Larry Achike, Shaftesbury Barnet's triple jump international, is determined to put the disappointment of a poor 2002 season behind him and regain his place in the British team for the world championships in Paris in August.

Last summer, Achike failed to qualify to defend his Commonwealth title in Manchester, and rarely exceeded 16.50m, well below his best of over 17.30m.

His coach, former international Frank Attoh, attributes Achike's failings to poor preparation.

"Larry spent four to five months undergoing warm climate training in Australia last winter and that's far too long for an athlete to be away from his coach," said Attoh.

Achike has been preparing for the coming season with the British jumps squad in South Africa. Attoh, who is flying out to join him, said: "This time Larry is only away for just over a month and we will return before February to continue his preparations."

Achike was close to gaining an Olympic medal in Sydney in 2000, and a repeat of that form would put him in with a chance at Paris.

"We have redefined his training schedule, and will be working hard together to ensure that he has a better season," said Attoh.

"It's an important time in his career for Larry. He'll be 30 next year when the Olympics are held in Athens."

Attoh is also coach to Yamile Alderma, silver medallist in the triple jump at the world championships in San Sebastian four years ago, when representing Cuba. Alderma has since married a Briton and is seeking British nationality. The change might not be completed in time for her to contest the world indoor championships in Birmingham in March. But she will be eligible to compete in Paris.

Shaftesbury's Lee McConnell, who performed magnificently in gaining 400m medals for Britain at the Commonwealth Games and European championships last summer, has her sights set on reaching the final in Paris.

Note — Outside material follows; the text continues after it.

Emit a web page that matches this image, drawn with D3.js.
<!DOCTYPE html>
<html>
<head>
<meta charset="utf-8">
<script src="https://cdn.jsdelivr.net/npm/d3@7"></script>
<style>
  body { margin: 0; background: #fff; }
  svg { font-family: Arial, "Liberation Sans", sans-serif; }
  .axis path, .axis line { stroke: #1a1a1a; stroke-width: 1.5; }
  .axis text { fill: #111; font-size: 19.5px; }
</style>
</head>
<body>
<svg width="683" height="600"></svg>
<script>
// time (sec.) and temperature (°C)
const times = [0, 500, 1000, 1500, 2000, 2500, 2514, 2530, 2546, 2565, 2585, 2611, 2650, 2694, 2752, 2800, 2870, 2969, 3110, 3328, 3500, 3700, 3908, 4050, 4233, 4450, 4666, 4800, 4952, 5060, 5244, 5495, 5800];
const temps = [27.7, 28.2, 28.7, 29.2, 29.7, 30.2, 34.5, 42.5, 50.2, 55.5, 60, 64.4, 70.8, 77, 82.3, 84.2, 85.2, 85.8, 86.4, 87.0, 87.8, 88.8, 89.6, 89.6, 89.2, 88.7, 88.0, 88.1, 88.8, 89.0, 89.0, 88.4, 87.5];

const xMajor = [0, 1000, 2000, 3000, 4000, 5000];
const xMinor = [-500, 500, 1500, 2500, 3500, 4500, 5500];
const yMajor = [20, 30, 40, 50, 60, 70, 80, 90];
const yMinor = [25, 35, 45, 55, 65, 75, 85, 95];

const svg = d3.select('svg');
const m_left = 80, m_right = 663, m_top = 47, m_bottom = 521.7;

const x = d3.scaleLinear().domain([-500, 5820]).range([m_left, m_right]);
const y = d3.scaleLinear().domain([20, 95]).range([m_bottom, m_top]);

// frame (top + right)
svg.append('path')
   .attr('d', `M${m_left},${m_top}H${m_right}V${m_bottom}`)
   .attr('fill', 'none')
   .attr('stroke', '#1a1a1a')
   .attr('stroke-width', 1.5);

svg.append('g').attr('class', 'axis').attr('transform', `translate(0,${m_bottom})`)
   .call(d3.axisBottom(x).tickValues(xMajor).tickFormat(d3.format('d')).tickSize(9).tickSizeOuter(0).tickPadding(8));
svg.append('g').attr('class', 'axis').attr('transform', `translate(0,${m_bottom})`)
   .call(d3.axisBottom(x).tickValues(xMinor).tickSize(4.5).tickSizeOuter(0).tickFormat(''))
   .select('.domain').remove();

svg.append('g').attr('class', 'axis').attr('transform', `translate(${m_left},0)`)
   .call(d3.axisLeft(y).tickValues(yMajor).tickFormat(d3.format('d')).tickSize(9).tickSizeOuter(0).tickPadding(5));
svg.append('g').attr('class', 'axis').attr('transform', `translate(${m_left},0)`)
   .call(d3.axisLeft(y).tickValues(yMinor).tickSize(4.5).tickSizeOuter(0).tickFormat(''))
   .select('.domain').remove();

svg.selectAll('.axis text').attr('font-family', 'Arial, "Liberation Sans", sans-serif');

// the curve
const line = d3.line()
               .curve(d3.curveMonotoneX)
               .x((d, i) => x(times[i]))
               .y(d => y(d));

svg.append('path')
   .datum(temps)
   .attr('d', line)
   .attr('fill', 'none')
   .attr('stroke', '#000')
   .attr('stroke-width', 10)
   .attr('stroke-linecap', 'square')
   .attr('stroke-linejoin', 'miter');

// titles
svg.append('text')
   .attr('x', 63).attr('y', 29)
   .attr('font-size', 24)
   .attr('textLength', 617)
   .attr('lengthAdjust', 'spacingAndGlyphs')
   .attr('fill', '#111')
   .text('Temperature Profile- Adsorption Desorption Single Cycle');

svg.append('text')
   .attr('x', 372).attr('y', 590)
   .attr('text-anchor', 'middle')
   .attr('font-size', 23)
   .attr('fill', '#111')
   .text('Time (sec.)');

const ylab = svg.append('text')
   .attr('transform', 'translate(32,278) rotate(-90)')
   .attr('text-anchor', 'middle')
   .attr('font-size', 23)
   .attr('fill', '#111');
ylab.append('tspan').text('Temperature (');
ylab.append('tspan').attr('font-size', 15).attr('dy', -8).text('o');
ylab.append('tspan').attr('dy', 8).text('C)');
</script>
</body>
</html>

"I've lots to learn, but I'm confident of going faster this year and have my eye on the final."

The medal double, a Commonwealth silver and a European bronze, was a tremendous achievement by 24-year-old Lee. Three times Scottish high jump champion, she only started serious training over 400m in the winter of 2000-2001.

From a modest start, clocking just under 54 seconds in her first competitive run over the distance, Lee trimmed her best time to 50.82secs when fourth for Europe at the athletics World Cup in Madrid in September. She was ahead of European No1 Oleysa Zykina of Russia, a strong pointer to her prospects in Paris.

All this despite having her winter preparation disrupted through breathing problems, later diagnosed as a virus. Last winter was spent boosting her physical strength, but she is now concentrating more on speed work.

Another Shaftesbury star over 400m, Catherine Murphy, has similar ambitions. After running well to reach the final at the European indoor championships, Catherine was sixth in the Commonwealth final in 52.92secs.

But her hopes of a repeat in the European event in Munich ended in the heat, when she had to pull up sharply approaching the finishing straight with what proved to be a rare injury to a tight band of muscle beneath the arch of the foot.

McConnell and Murphy will have a new rival in the coming season club colleague Shani Anderson, who is stepping up in distance.

Captain of the British women's team at the Commonwealth Games, Shani was sixth in the 100m final.

She was also a 200m semi-finalist at the European championships.

Other strong contenders from Shaftesbury for world championship places are Abi Oyepitan, Natasha Danvers, Nick Nieland, Rob Mitchell, Julie Dunkley, Zoe Brown, Dominic Bannister and Tony Whiteman.